Source data:
=-=-=-=-=
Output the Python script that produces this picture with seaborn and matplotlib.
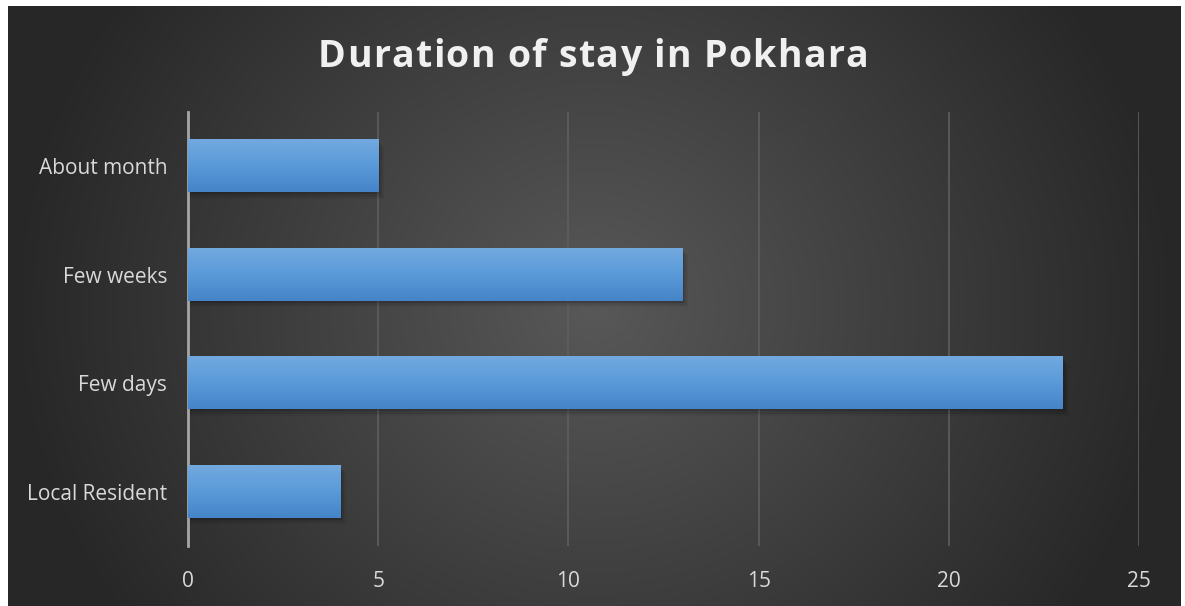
import matplotlib
matplotlib.use("Agg")
import matplotlib.pyplot as plt
import numpy as np
import pandas as pd
import seaborn as sns
from matplotlib.patches import Rectangle

categories = ["About month", "Few weeks", "Few days", "Local Resident"]
counts = [5, 13, 23, 4]
x_ticks = [0, 5, 10, 15, 20, 25]
title = "Duration of stay in Pokhara"

TEXT = "#d9d9d9"

sns.set_theme(style="dark")
plt.rcParams["font.family"] = ["Open Sans", "DejaVu Sans"]

fig = plt.figure(figsize=(11.85, 6.06), dpi=100)
fig.patch.set_facecolor("white")

# dark radial background panel
bg = fig.add_axes([8 / 1185, 0, 1173 / 1185, 600 / 606])
yy, xx = np.mgrid[-1:1:300j, -1:1:600j]
r = np.sqrt(xx ** 2 + (yy * 0.55) ** 2)
bg.imshow(np.clip(r, 0, 1), cmap=matplotlib.colors.LinearSegmentedColormap.from_list(
    "bg", ["#585858", "#272727"]), aspect="auto", extent=[0, 1, 0, 1])
bg.set_axis_off()

ax = fig.add_axes([188 / 1185, 60 / 606, 951 / 1185, 434 / 606])
ax.set_facecolor("none")

df = pd.DataFrame({"stay": categories, "count": counts})
sns.barplot(data=df, y="stay", x="count", orient="h", width=0.48,
            color="#5b9bd5", ax=ax, zorder=3)

blue = matplotlib.colors.LinearSegmentedColormap.from_list("bar", ["#72a9df", "#5a9ad9", "#4584c8"])
grad = np.linspace(0, 1, 64).reshape(-1, 1)
for p in ax.patches:
    x0, y0, w, h = p.get_x(), p.get_y(), p.get_width(), p.get_height()
    # soft drop shadow
    for k, a in enumerate([0.14, 0.09, 0.05]):
        ax.add_patch(Rectangle((x0, y0 + 0.02 * (k + 1)), w + 0.05 * (k + 1), h,
                               facecolor="black", alpha=a, lw=0, zorder=2))
    ax.imshow(grad, cmap=blue, aspect="auto", extent=[x0, x0 + w, y0 + h, y0],
              zorder=4)
    p.set_alpha(0)

ax.set_xlim(0, 25)
ax.set_ylim(3.5, -0.5)
ax.set_xticks(x_ticks)
ax.grid(axis="x", color="#5e5e5e", lw=1.2, zorder=1)
ax.grid(axis="y", visible=False)
for s in ["top", "right", "bottom"]:
    ax.spines[s].set_visible(False)
ax.spines["left"].set_color("#a6a6a6")
ax.spines["left"].set_linewidth(2)
ax.set_xlabel("")
ax.set_ylabel("")
ax.tick_params(axis="both", colors=TEXT, labelsize=15, length=0)
ax.tick_params(axis="x", pad=18)
ax.tick_params(axis="y", pad=15)

# title with a little letter spacing, placed char by char
renderer = fig.canvas.get_renderer()
tracking = 1.3  # px between letters
title_kw = dict(va="baseline", ha="left", fontsize=27, fontweight="bold", color="#f0f0f0")
chars = [fig.text(0, 1 - 67 / 606, c, **title_kw) for c in title]
widths = [t.get_window_extent(renderer).width if c != " " else 27 * 100 / 72 * 0.26
          for t, c in zip(chars, title)]
total = sum(widths) + tracking * (len(title) - 1)
x = 593 - total / 2
for t, w in zip(chars, widths):
    t.set_x(x / 1185)
    x += w + tracking

fig.savefig("out.png", dpi=100)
=-=-=-=-=
Problem to work on: Leave the pictures out and please restate exactly the lines running from the start of the material through the one with "from matplotlib.patches import Rectangle".

Correct response:
Output the Python script that produces this picture with seaborn and matplotlib.
import matplotlib
matplotlib.use("Agg")
import matplotlib.pyplot as plt
import numpy as np
import pandas as pd
import seaborn as sns
from matplotlib.patches import Rectangle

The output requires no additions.